Cloudflare is helping users block AI bots and crawlers regardless of how well they behave
With an announcement that could not be more timely, Cloudflare recently announced the implementation of an 'easy button' solution to block all AI bots for all its users, including the ones in the free tier. Cloudflare already offers a solution that blocks malicious bots and lets users control whether they want well-behaved bots, AI and otherwise, to be able to visit their website, and if so, how much of it they can access.
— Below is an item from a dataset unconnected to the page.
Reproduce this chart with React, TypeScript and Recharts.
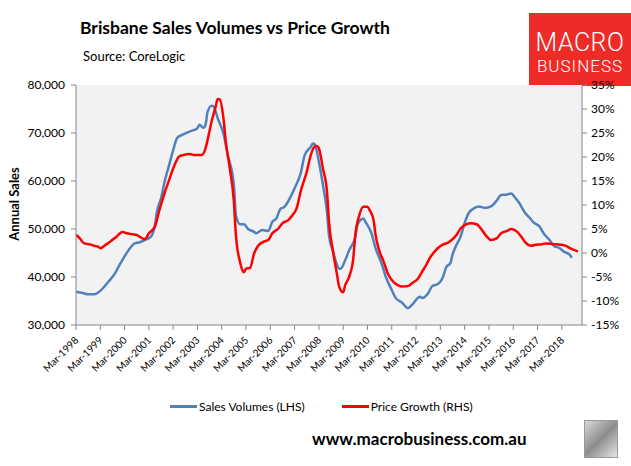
import { CartesianGrid, Line, LineChart, XAxis, YAxis } from 'recharts'

// month index 0 = Mar-1998
const salesMonths = [
  0, 3, 6, 9, 12, 14, 16, 19, 21, 24, 26, 29, 31, 34, 37, 39, 40, 42, 44, 46, 48, 50, 53, 56, 60, 61, 63, 64,
  65, 67, 68, 70, 73, 75, 78, 79, 81, 83, 85, 88, 89, 92, 95, 97, 99, 101, 103, 106, 108, 111, 113, 116, 117,
  118, 120, 122, 124, 125, 127, 129, 130, 131, 133, 135, 138, 139, 142, 143, 146, 148, 151, 153, 156, 158, 161,
  164, 166, 170, 171, 174, 176, 179, 181, 183, 185, 186, 188, 190, 192, 194, 197, 199, 202, 205, 208, 210, 213,
  215, 217, 219, 222, 224, 226, 229, 231, 234, 236, 239, 241, 244, 245,
]
const salesValues = [
  36950, 36700, 36400, 36400, 37100, 38000, 39000, 40600, 42100, 44300, 45600, 47000, 47200, 47700, 48400, 50800,
  53600, 56400, 60200, 63300, 66400, 69000, 69700, 70300, 71000, 71700, 71100, 71700, 74400, 75700, 75500, 73100,
  69600, 65400, 59200, 52900, 51000, 51000, 50000, 49400, 49100, 49800, 49600, 51500, 52200, 54200, 54600, 56700,
  58500, 61600, 65400, 67100, 67800, 67600, 64000, 59200, 53600, 48700, 45300, 42500, 41700, 41800, 43500, 45600,
  48400, 50800, 52200, 51500, 49100, 46000, 42800, 40100, 37300, 35600, 34700, 33500, 34200, 35900, 35600, 36600,
  38100, 38600, 39700, 42100, 42900, 44600, 46700, 48400, 51200, 53300, 54400, 54700, 54400, 54700, 56000, 57100,
  57200, 57400, 56500, 55400, 53300, 52400, 51400, 50500, 49100, 47700, 46500, 46000, 45300, 44600, 44000,
]

const priceMonths = [
  0, 2, 4, 7, 9, 11, 12, 15, 17, 20, 23, 25, 28, 30, 33, 34, 36, 39, 41, 44, 46, 48, 51, 53, 56, 59, 62, 64, 65,
  67, 69, 70, 71, 73, 74, 76, 78, 79, 81, 83, 84, 86, 88, 90, 93, 95, 97, 100, 102, 105, 107, 109, 111, 114, 116,
  118, 119, 120, 122, 124, 125, 127, 129, 130, 132, 133, 135, 137, 138, 140, 142, 144, 145, 147, 148, 150, 152,
  154, 156, 159, 161, 164, 166, 169, 171, 173, 175, 177, 179, 181, 184, 185, 188, 190, 193, 195, 198, 200, 203,
  205, 208, 210, 213, 215, 218, 220, 222, 225, 227, 230, 232, 235, 237, 240, 242, 245, 247, 248,
]
const priceValues = [
  3.8, 3.0, 2.0, 1.8, 1.5, 1.3, 1.0, 1.8, 2.4, 3.4, 4.4, 4.1, 3.9, 3.75, 3.0, 2.9, 4.1, 5.5, 8.6, 12.8, 15.2, 17.6,
  20.1, 20.4, 20.6, 20.4, 20.4, 21.8, 23.5, 27.4, 30.5, 32.1, 32.0, 27.5, 23.2, 17.6, 10.7, 3.75, -1.8, -4.0, -3.3,
  -3.1, -0.1, 1.5, 2.4, 2.7, 4.1, 5.1, 6.2, 6.9, 7.9, 9.3, 12.8, 16.9, 20.4, 22.2, 22.3, 21.8, 17.6, 12.8, 6.5, 0.3,
  -4.6, -7.0, -8.2, -6.7, -4.9, -1.1, 3.75, 7.9, 9.65, 9.65, 9.0, 6.9, 3.75, 0.3, -1.8, -4.2, -5.6, -6.7, -7.0, -6.9,
  -6.3, -5.3, -3.9, -2.5, -0.9, 0.2, 1.1, 1.7, 2.2, 2.5, 3.75, 5.1, 6.0, 6.2, 6.0, 5.1, 3.4, 2.7, 3.1, 4.1, 4.6, 5.0,
  4.4, 3.4, 2.2, 1.5, 1.7, 1.8, 2.0, 1.9, 1.8, 1.7, 1.5, 0.8, 0.5, 0.3,
]

const tickMonths = [0, 12, 24, 36, 48, 60, 72, 84, 96, 108, 120, 132, 144, 156, 168, 180, 192, 204, 216, 228, 240]
const tickLabels = [
  'Mar-1998', 'Mar-1999', 'Mar-2000', 'Mar-2001', 'Mar-2002', 'Mar-2003', 'Mar-2004', 'Mar-2005', 'Mar-2006',
  'Mar-2007', 'Mar-2008', 'Mar-2009', 'Mar-2010', 'Mar-2011', 'Mar-2012', 'Mar-2013', 'Mar-2014', 'Mar-2015',
  'Mar-2016', 'Mar-2017', 'Mar-2018',
]
const salesTicks = [30000, 40000, 50000, 60000, 70000, 80000]
const priceTicks = [-15, -10, -5, 0, 5, 10, 15, 20, 25, 30, 35]

const salesData = salesMonths.map((m, i) => ({ m, sales: salesValues[i] }))
const priceData = priceMonths.map((m, i) => ({ m, price: priceValues[i] }))

const FONT = 'Lato, "Open Sans", sans-serif'
const AXIS = '#868686'

function MonthTick({ x, y, payload }: any) {
  const i = tickMonths.indexOf(payload.value)
  const tx = x + 3
  const ty = y + 9
  return (
    <text x={tx} y={ty} transform={`rotate(-45 ${tx} ${ty})`} textAnchor="end" fontSize={10} fill="#000" fontFamily={FONT}>
      {tickLabels[i]}
    </text>
  )
}

function App() {
  return (
    <div style={{ position: 'absolute', left: 0, top: 0, width: 631, height: 466, fontFamily: FONT, background: '#fff' }}>
      <div style={{ position: 'absolute', left: 80, top: 17, fontSize: 17.5, fontWeight: 700, color: '#000', whiteSpace: 'nowrap' }}>
        Brisbane Sales Volumes vs Price Growth
      </div>
      <div style={{ position: 'absolute', left: 83, top: 48, fontSize: 13, color: '#000', whiteSpace: 'nowrap' }}>
        Source: CoreLogic
      </div>
      <div
        style={{
          position: 'absolute', left: 529, top: 13, width: 102, height: 73, background: '#ee2b27', color: '#fff',
          textAlign: 'center', fontFamily: 'Roboto, sans-serif', overflow: 'hidden',
        }}
      >
        <div style={{ fontSize: 25, fontWeight: 300, lineHeight: '22px', marginTop: 19, letterSpacing: 0.5 }}>MACRO</div>
        <div style={{ fontSize: 17, fontWeight: 300, lineHeight: '15px', marginTop: 5, letterSpacing: 1 }}>BUSINESS</div>
      </div>
      <div
        style={{
          position: 'absolute', left: 14 - 50, top: 205 - 9, width: 100, textAlign: 'center', fontSize: 13,
          fontWeight: 700, transform: 'rotate(-90deg)', whiteSpace: 'nowrap',
        }}
      >
        Annual Sales
      </div>

      <div style={{ position: 'absolute', left: 0, top: 0 }}>
        <LineChart width={631} height={466} margin={{ top: 85, right: 0, bottom: 0, left: 0 }}>
          <CartesianGrid fill="#f2f2f2" horizontal={false} vertical={false} xAxisId="x" yAxisId="left" />
          <XAxis
            xAxisId="x"
            dataKey="m"
            type="number"
            domain={[0, 250]}
            ticks={tickMonths}
            allowDataOverflow
            height={141}
            stroke={AXIS}
            tickSize={5}
            tick={<MonthTick />}
            interval={0}
          />
          <YAxis
            yAxisId="left"
            orientation="left"
            width={76}
            domain={[30000, 80000]}
            ticks={salesTicks}
            allowDataOverflow
            stroke={AXIS}
            tickSize={5}
            tickMargin={6}
            tick={{ fontSize: 12, fill: '#000', fontFamily: FONT }}
            tickFormatter={(v: number) => v.toLocaleString('en-US')}
          />
          <YAxis
            yAxisId="right"
            orientation="right"
            width={49}
            domain={[-15, 35]}
            ticks={priceTicks}
            allowDataOverflow
            stroke={AXIS}
            tickSize={5}
            tickMargin={4}
            tick={{ fontSize: 12, fill: '#000', fontFamily: FONT }}
            tickFormatter={(v: number) => `${v}%`}
          />
          <Line
            xAxisId="x"
            yAxisId="left"
            data={salesData}
            dataKey="sales"
            type="monotone"
            stroke="#4f81bd"
            strokeWidth={2.5}
            dot={false}
            isAnimationActive={false}
          />
          <Line
            xAxisId="x"
            yAxisId="right"
            data={priceData}
            dataKey="price"
            type="monotone"
            stroke="#ff0000"
            strokeWidth={2.5}
            dot={false}
            isAnimationActive={false}
          />
        </LineChart>
      </div>

      <div style={{ position: 'absolute', left: 170, top: 399, fontSize: 12, color: '#000', display: 'flex', alignItems: 'center', whiteSpace: 'nowrap' }}>
        <span style={{ display: 'inline-block', width: 27, height: 3, background: '#4f81bd', marginRight: 2 }} />
        <span>Sales Volumes (LHS)</span>
        <span style={{ display: 'inline-block', width: 27, height: 3, background: '#ff0000', marginLeft: 37, marginRight: 2 }} />
        <span>Price Growth (RHS)</span>
      </div>

      <div style={{ position: 'absolute', left: 312, top: 428, fontSize: 17, fontWeight: 700, color: '#000', whiteSpace: 'nowrap' }}>
        www.macrobusiness.com.au
      </div>
      <div
        style={{
          position: 'absolute', left: 584, top: 420, width: 32, height: 36, border: '1px solid #999',
          background: 'linear-gradient(135deg, #d9d9d9, #8c8c8c 50%, #e6e6e6)',
        }}
      />
    </div>
  )
}

export default App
Cloudflare defines a well-behaving bot as one that has taken the following actions to show they are acting in good faith:
- The bot's maintainers should also maintain a public web page committing to respect robots.txt.
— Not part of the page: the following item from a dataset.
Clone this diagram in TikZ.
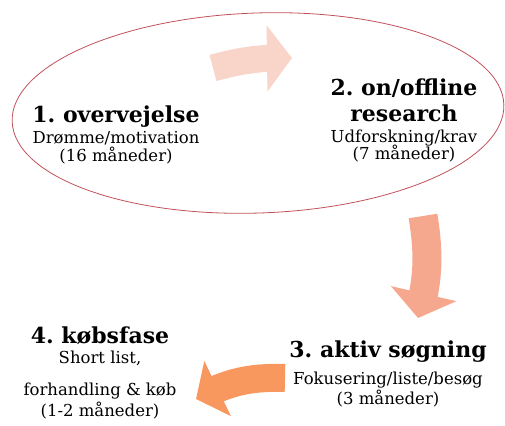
\documentclass[tikz,border=0pt]{standalone}
\usepackage{fontspec}
\setmainfont{DejaVu Serif}
\usetikzlibrary{arrows.meta,bending}
\definecolor{c1}{RGB}{249,212,200}
\definecolor{c2}{RGB}{246,168,142}
\definecolor{c3}{RGB}{249,152,94}
\definecolor{c4}{RGB}{192,80,90}
\newcommand{\fasetitle}[1]{{\fontsize{22}{26}\selectfont\bfseries #1}}

\begin{document}
\frenchspacing
\begin{tikzpicture}[x=1pt,y=-1pt,
    stage/.style={align=center, inner sep=0pt, font=\fontsize{16.5}{19}\selectfont},
    flow/.style={line width=#1, -{Triangle[length=25pt,width=65pt]}}
]
\useasboundingbox (0,0) rectangle (505,425);
\clip (0,0) rectangle (505,425);

\draw[c4, line width=0.8pt, rotate around={2:(258,113)}] (258,113) ellipse [x radius=246, y radius=100];

\node[stage] (s1) at (116,135) {\fasetitle{1. overvejelse}\\[2pt]Drømme/motivation\\[-1pt](16 måneder)};
\node[stage] (s2) at (404,120) {\fasetitle{2. on/offline}\\[7pt]\fasetitle{research}\\[2pt]Udforskning/krav\\[-2pt](7 måneder)};
\node[stage] (s3) at (388,374) {\fasetitle{3. aktiv søgning}\\[8pt]Fokusering/liste/besøg\\[1pt](3 måneder)};
\node[stage] (s4) at (100,373) {\fasetitle{4. købsfase}\\[1pt]Short list,\\[13pt]forhandling \& køb\\[2pt](1-2 måneder)};

\coordinate (a1s) at (213,68);
\coordinate (a1e) at (292,58);
\coordinate (a2s) at (423,216);
\coordinate (a2e) at (418,318);
\coordinate (a3s) at (285,378);
\coordinate (a3e) at (196,399);

\draw[flow=27pt, c1] (a1s) to[bend left=8] (a1e);
\draw[flow=29pt, c2, -{Triangle[length=25pt,width=66pt]}] (a2s) to[bend left=12] (a2e);
\draw[flow=28pt, c3, -{Triangle[length=24pt,width=60pt]}] (a3s) to[bend right=15] (a3e);
\end{tikzpicture}
\end{document}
- There should be a verifiable range of IP addresses exclusively used by the bot.
- A stable and unique user-agent should represent the bot.
- The maintainer should respect robots.txt user-agent and wild-card entries.
- AI crawlers should respect crawl delay.
In other words, mostly things that Perplexity AI cannot be bothered to do. Given that Perplexity AI is hardly the only tech company comfortable overstepping widely respected best practices because they find following them inconvenient, Cloudflare's most recent announcement is to extend protection to cover all AI scrapers and crawlers, regardless of their behavior.
To detect bots that may be disguising themselves as legitimate web browsers, Cloudflare deploys its bot detection machine learning model, which analyzes and scores traffic to determine the likelihood of it coming from a bot or a human. Users can implement a rule to challenge traffic with a bot score of 30 or less to block any unwanted disguised bot traffic. To report cases where misbehaving bot activity is allowed by Cloudflare, Enterprise customers should submit a False Negative Feedback Loop. Additionally, all other users can use Cloudflare's new dedicated reporting tool.